What Larry Summers Really Said
William Saletan has a very interesting piece in Slate entitled, “The Girls of Summers – What Harvard’s president and his critics got wrong.” It seems–shockingly–that the press accounts of Summers’ remarks on women in the sciences are at wide variance with what the transcript shows he actually said. The piece defies excerpting (it’s a laundry list rather than an essay) but a couple examples will give you the general idea:
2. He questioned the rationality of work expectations that discriminate against women. Earlier accounts suggested that when Summers cited very long work hours as a standard women were less likely to accept, he was justifying that standard and its discriminatory result. The transcript shows him making the opposite point: “Is our society right to expect that level of effort from people who hold the most prominent jobs? Is our society right to have familial arrangements in which women are asked to make that choice and asked more to make that choice than men?” He worried about employers’ defiance of “legitimate family desires” and suggested that they offer “different compensation packages that will attract the people who would otherwise have enormous difficulty with child care,” as well as “extending tenure clocks” and considering other “family benefits.”
4. When he spoke of differences between male and female test scores, he was confining his analysis to a tiny subset. “If one is talking about physicists at a top 25 research university,” he argued, the population in question was “in the one-in-5,000, one-in-10,000 class. Even small differences in the standard deviation will translate into very large differences in the available pool.” Summers explicitly said he wasn’t talking about a difference in average scores.

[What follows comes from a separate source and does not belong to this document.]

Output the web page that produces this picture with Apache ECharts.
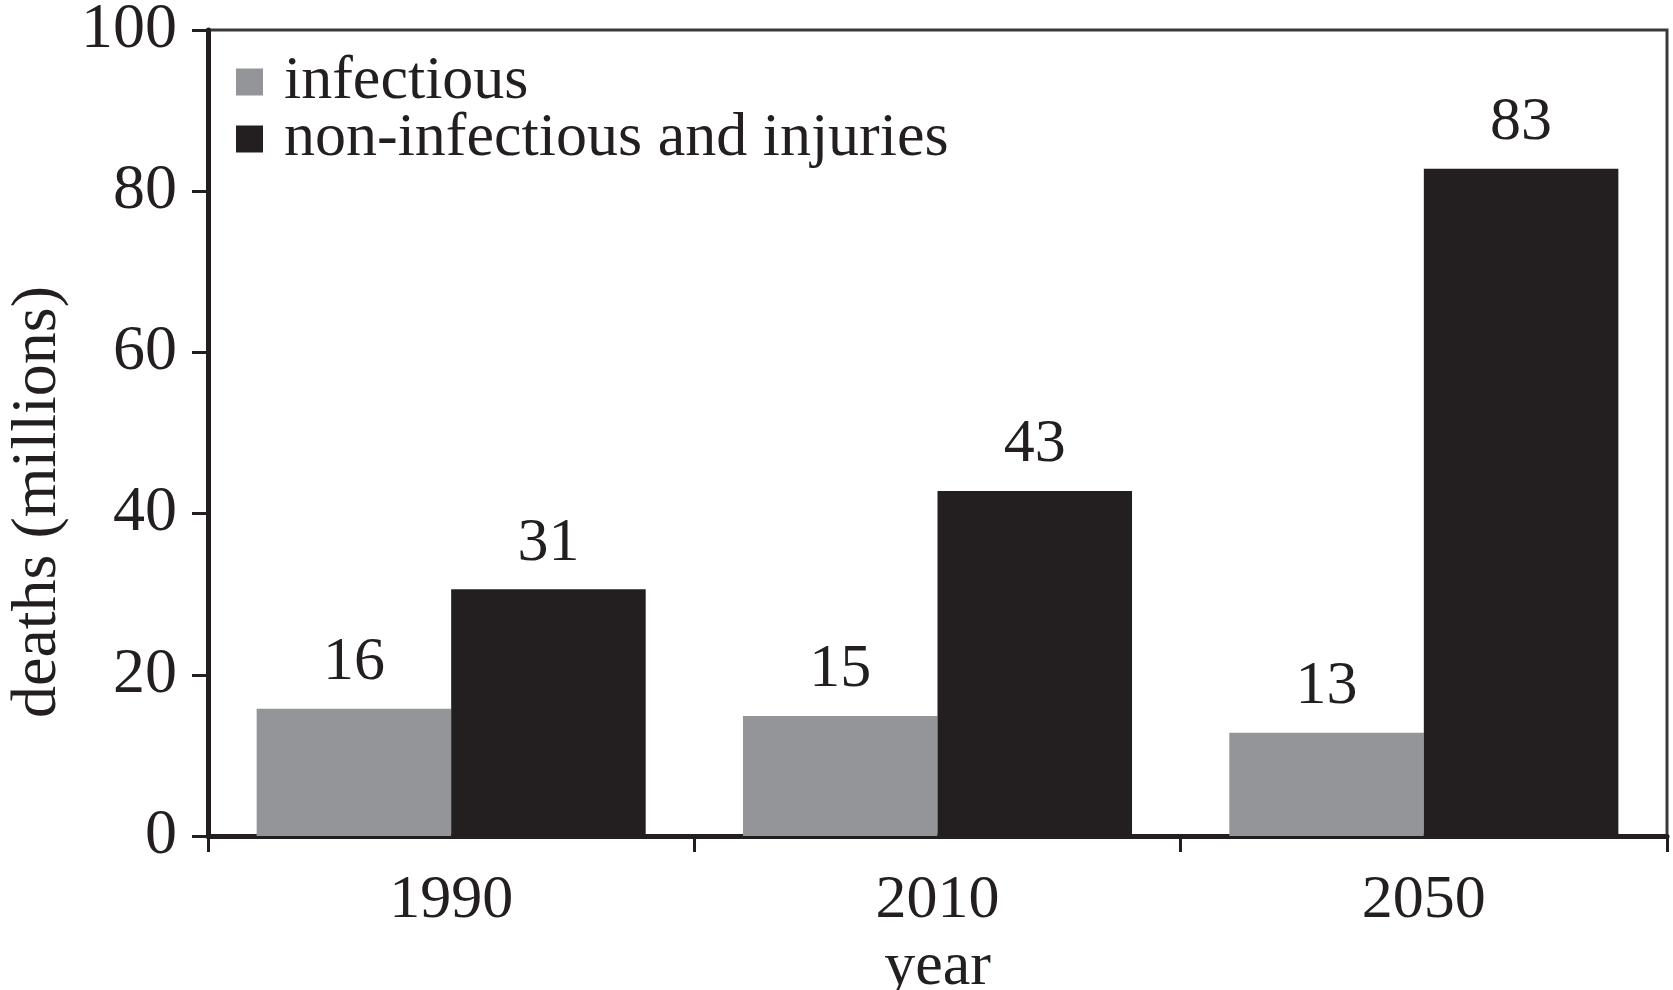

After reading the entire article, it’s clear that the reporters who covered the scandal 1) are insufficiently trained in basic statistics to understand an even slightly nuanced debate, 2) heard what they wanted to hear–a controversy that would sell papers, or 3) both.
I would note that much of this was true, for example, of the hubbub over Murray and Hernstein’s The Bell Curve. Both Summers’ arguments and those in that book had genuine flaws that were exposed once experts weighed in. But neither were the off-the-cuff nonsense that they were portaryed as being in the mainstream press.
First, the transcript shows that Summers did not say what his harshest critics claim he said. Second, Summers appears to be correct, as far as current research goes in a murky area. Third, the harshest critics of Summers are now digging in (and now must argue against a hypothetical fact that never happened).